Now, more than 140 episodes later, you're hearing them for the last time.

Matt was the very first announcer on the "Bear Facts", and throughout his years in high school he has been part of well over half of our weekly shows. Matt pioneered the casual, yet professional style that is our signature here on the "Bear Facts", and we'll definitely be starting a new era when he goes off to college next fall.

Jean and Nick will also be missed; they've contributed a lot with both writing and announcing. The "Bear Facts" has come a long way since we startd out four years ago. Our first year we had to go out to KLGA every week to record in a cramped studio on an ancient tape deck. Then we acquired some modern equipment that allows us to record the show at school and even, like this week, on location.

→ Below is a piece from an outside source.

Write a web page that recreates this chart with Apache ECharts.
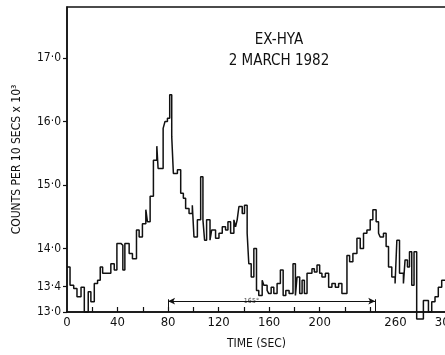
<!DOCTYPE html>
<html>
<head>
<meta charset="utf-8">
<script src="https://cdn.jsdelivr.net/npm/echarts@6/dist/echarts.min.js"></script>
<style>html,body{margin:0;padding:0;background:#fff}#c{width:445px;height:355px}</style>
</head>
<body>
<div id="c"></div>
<script>
// Left edge of each step (seconds); final entry is the end of the last step
const times = [0,2.4,5.3,7.9,11.1,13.7,16.8,18.9,21.6,24.2,
26.3,28.2,34.7,37.4,39.5,42.6,44.2,45.8,49.2,51.8,
55.0,57.1,59.7,62.4,63.7,65.8,68.4,71.1,72.1,76.1,
77.6,79.5,81.3,82.9,84.2,87.4,90.0,92.1,93.9,96.6,
99.2,100.5,103.2,105.8,107.6,108.9,110.5,113.2,114.5,117.6,
120.3,122.9,125.5,127.4,129.5,132.1,133.4,134.7,136.1,138.7,
140.5,142.6,143.9,145.8,147.9,150.0,151.8,154.5,155.8,158.4,
159.7,161.6,163.7,166.3,168.9,171.1,173.2,175.8,178.9,180.8,
182.1,184.2,186.1,187.9,190.0,193.9,195.8,197.9,200.0,201.8,
204.5,207.1,209.7,212.4,215.0,217.6,221.6,223.7,226.3,229.5,
232.1,234.7,237.4,240.0,242.1,244.7,246.6,247.9,250.5,252.6,
254.5,257.1,259.7,261.1,263.2,266.3,267.6,269.5,271.1,272.9,
274.7,276.8,282.1,286.1,288.7,291.3,293.9,296.6,299.2];
// Counts per 10 s (x 10^3)
const counts = [13.71,13.42,13.37,13.24,13.39,13.00,13.32,13.16,13.45,13.50,
13.71,13.61,13.76,13.66,14.08,14.05,13.66,14.08,13.92,13.84,
14.29,14.18,14.39,14.61,14.42,14.82,15.39,15.61,15.26,15.89,
16.00,16.05,16.42,15.76,15.18,15.24,14.87,14.79,14.63,14.55,
14.68,14.18,14.45,15.13,14.45,14.13,14.45,14.13,14.29,14.16,
14.24,14.34,14.29,14.42,14.24,14.45,14.34,14.45,14.66,14.55,
14.68,14.24,13.76,13.55,14.00,13.34,13.26,13.50,13.42,13.34,
13.29,13.39,13.29,13.45,13.66,13.26,13.34,13.29,13.76,13.26,
13.55,13.29,13.50,13.29,13.61,13.68,13.63,13.74,13.61,13.55,
13.61,13.39,13.45,13.39,13.45,13.29,13.89,13.79,13.92,14.16,
14.00,14.24,14.29,14.45,14.61,14.42,14.24,14.18,14.24,14.03,
13.71,13.55,13.45,14.13,13.61,13.45,13.82,13.71,13.95,13.42,
13.95,12.89,13.18,13.00,13.16,13.24,13.39,13.50];
const xLabels = [0,40,80,120,160,200,260,300];
const xTicks = [20,40,60,80,100,120,140,160,180,200,220,240];
const yLabels = [13.0,13.4,14.0,15.0,16.0,17.0];
const spanStart = 80, spanEnd = 244, spanLevel = 13.17, spanText = '165°';

const pts = [];
for (let i = 0; i < counts.length; i++) pts.push([times[i], counts[i]]);
pts.push([times[counts.length], counts[counts.length-1]]);

const FONT = "'Liberation Sans Narrow','DejaVu Sans Condensed','Liberation Sans',sans-serif";
const chart = echarts.init(document.getElementById('c'), null, {renderer:'canvas'});
chart.setOption({
  animation:false,
  backgroundColor:'#fff',
  title:{
    text:'EX-HYA\n2 MARCH 1982',
    left:274, top:25, textAlign:'center',
    textStyle:{fontFamily:FONT,fontSize:15,fontWeight:'normal',color:'#111',lineHeight:21}
  },
  grid:{left:67,right:-1,top:7,bottom:43,show:true,borderColor:'#111',borderWidth:1.5,
    backgroundColor:'transparent',containLabel:false,outerBoundsMode:'none'},
  xAxis:{
    type:'value',min:0,max:300,
    name:'TIME (SEC)',nameLocation:'middle',nameGap:26,
    nameTextStyle:{fontFamily:FONT,fontSize:12,color:'#111'},
    axisLine:{show:true,onZero:false,lineStyle:{color:'#111',width:1.5}},
    axisTick:{show:true,inside:true,length:5,customValues:xTicks,lineStyle:{color:'#111',width:1.2}},
    axisLabel:{customValues:xLabels,fontFamily:FONT,fontSize:13,color:'#111',margin:4,
      hideOverlap:false,showMaxLabel:true,formatter:v=>String(v)},
    splitLine:{show:false}
  },
  yAxis:{
    type:'value',min:13,max:17.8,
    name:'COUNTS PER 10 SECS x 10³',nameLocation:'middle',nameGap:44,nameRotate:90,
    nameTextStyle:{fontFamily:FONT,fontSize:12,color:'#111'},
    axisLine:{show:true,lineStyle:{color:'#111',width:1.5}},
    axisTick:{show:true,inside:false,length:4,customValues:yLabels,lineStyle:{color:'#111',width:1.2}},
    axisLabel:{customValues:yLabels,fontFamily:FONT,fontSize:12,color:'#111',margin:6,
      formatter:v=>v.toFixed(1).replace('.','·')},
    splitLine:{show:false}
  },
  series:[{
    type:'line',step:'end',data:pts,showSymbol:false,clip:false,
    lineStyle:{color:'#111',width:1.5},
    markLine:{
      silent:true,symbol:['none','none'],
      lineStyle:{color:'#111',width:1,type:'solid'},
      label:{show:false},
      data:[
        [{coord:[spanStart,spanLevel],symbol:'arrow',symbolSize:[5,7]},
         {coord:[spanEnd,spanLevel],symbol:'arrow',symbolSize:[5,7]}],
        [{coord:[spanStart,13]},{coord:[spanStart,spanLevel+0.03]}],
        [{coord:[spanEnd,13]},{coord:[spanEnd,spanLevel+0.03]}]
      ]
    }
  },{
    type:'scatter',data:[[ (spanStart+spanEnd)/2 - 16, spanLevel]],symbolSize:0,
    label:{show:true,formatter:spanText,position:'inside',fontFamily:FONT,fontSize:7,color:'#111',
      backgroundColor:'#fff',padding:[0,1]},
    silent:true
  }]
});
</script>
</body>
</html>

Over the years six "Bear Facts" announcers have gone on to careers in radio, both at KLGA and in other towns. Throughout its history the "Bear Facts" has been produced as a part of the Bishop Garrigan gifted and talented program, and we're proud to say that this spring the show was honored by a group of educators of the gifted as one of the top career-based extra-curricular activities in Iowa. It's a challenge to put the show together each week, but somehow we manage, especially with the help of our faculty producer, Mr. David Burrow.

The calendar for this summer is pretty much the same as for every summer. There's CYO softball this weekend at Storm Lake. Then there's the endless parade of baseball and softball games all summer long. Then, before you know it, August will be here and it will be time for school to start up again.

So, it's time to say good-bye for another season of the "Bear Facts". Thanks for tuning in, and we hope you'll be hearing sme new voices next year as they bring you all the latest news from Bishop Garrigan High School.

(Program ends with "What a Wonderful World" playing in the background.)